Os investidores argentinos podem aplicar até 100% em fundos carregadores de ativos do Mercosul e até 25% em carteiras investidoras em ativos dos demais países. Há potencial de crescimento do mercado argentino com o retorno dos investimentos mantidos no exterior. Representam 22% do PIB do país. A Argentina anunciou, em 2016, um programa de anistia de recursos não declarados mantidos no exterior. Segundo a organização Tax Justice Network (TJN), os argentinos tinham aproximadamente US$ 400 bilhões no exterior, embora cálculos mais enxutos apontem a metade desse valor.

Após o acordo da Argentina com o Fundo Monetário Internacional (FMI), com a repatriação desses recursos há possibilidade de dobrar o tamanho do sistema financeiro argentino. Ele soma hoje US$ 56,6 bilhões em ativos, enquanto o M4 (total de Haveres Financeiros) no Brasil somou R$ 6,6 trilhões em outubro de 2018 ou 96% do PIB (R$ 6, 839 trilhões). Estima-se em US$ 1,667 trilhão, ou seja, é trinta vezes maior!

A dolarização da economia argentina foi uma forma encontrada pelos investidores para se proteger da inflação. A taxa de juros de referência no país está em 60% ao ano e o Itaú estima uma inflação de 48% no fim deste ano. O problema não é só fiscal, mas também a vulnerabilidade externa, para ter uma moeda nacional mais apreciada.

Qual é o risco prenunciado pela futura equipe econômica do governo eleito no Brasil? Os chicagões sonham tornar o Brasil de hoje os Estados Unidos de quando lá cursavam a Escola de Chicago. Foram doutrinados na cartilha norte-americana, onde o “sonho americano” é o melhor para todo o mundo, indiferentemente das culturas e instituições locais. Curto e grosso, imaginam privatizar tudo aqui privatizável e pagar toda a dívida pública! É um disparate: a DBGG (compreende o Governo Federal, o INSS e os governos estaduais e municipais) alcançou R$ 5,231 trilhões ou 76,5% do PIB em outubro de 2018.

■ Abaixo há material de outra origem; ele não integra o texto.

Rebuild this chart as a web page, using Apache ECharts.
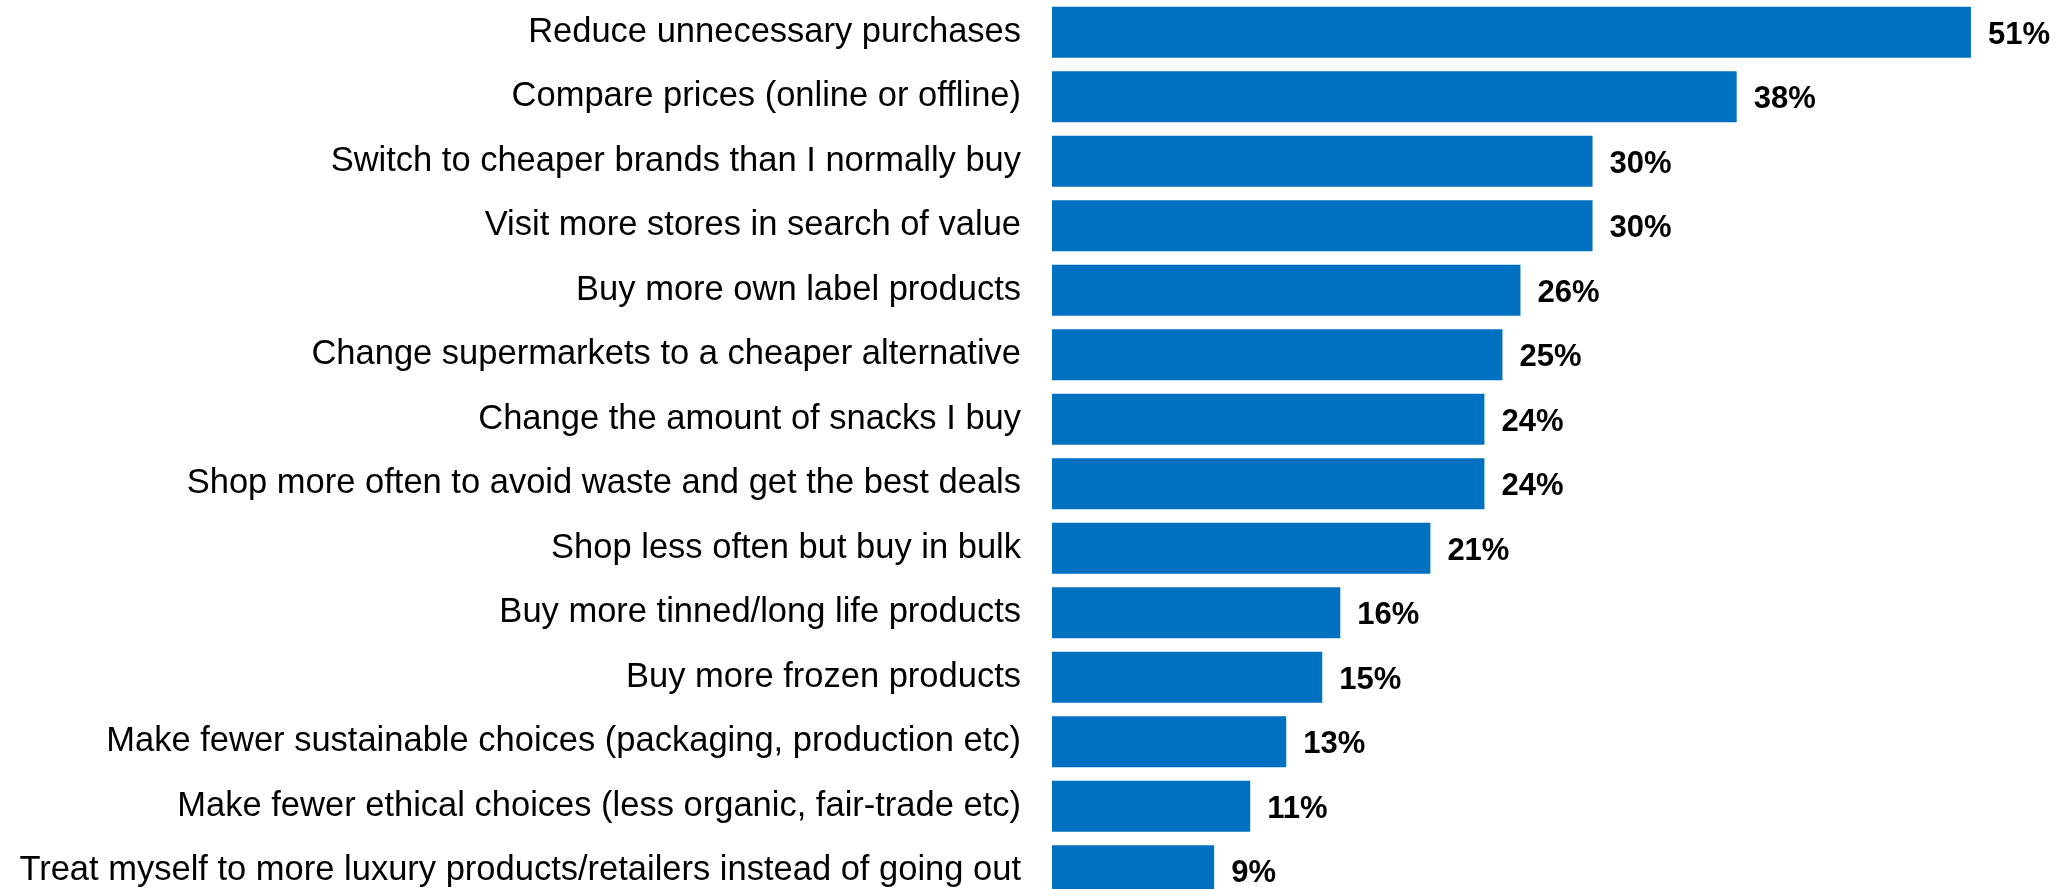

Obviamente, aquela lavagem cerebral não levará a bom termo experimental. Em uma transição mal conduzida, os títulos de dívida pública de risco soberano, desprotegidos por disparatada taxa de juro real, podem deixar de lastrear a riqueza financeira brasileira. Em vez de os capitais se dirigirem para o mercado de capitais, investindo em ações e debêntures de empresas brasileiras improdutivas e não-confiáveis, podem optar por se protegerem em dólares, copiando o mau exemplo dos vizinhos.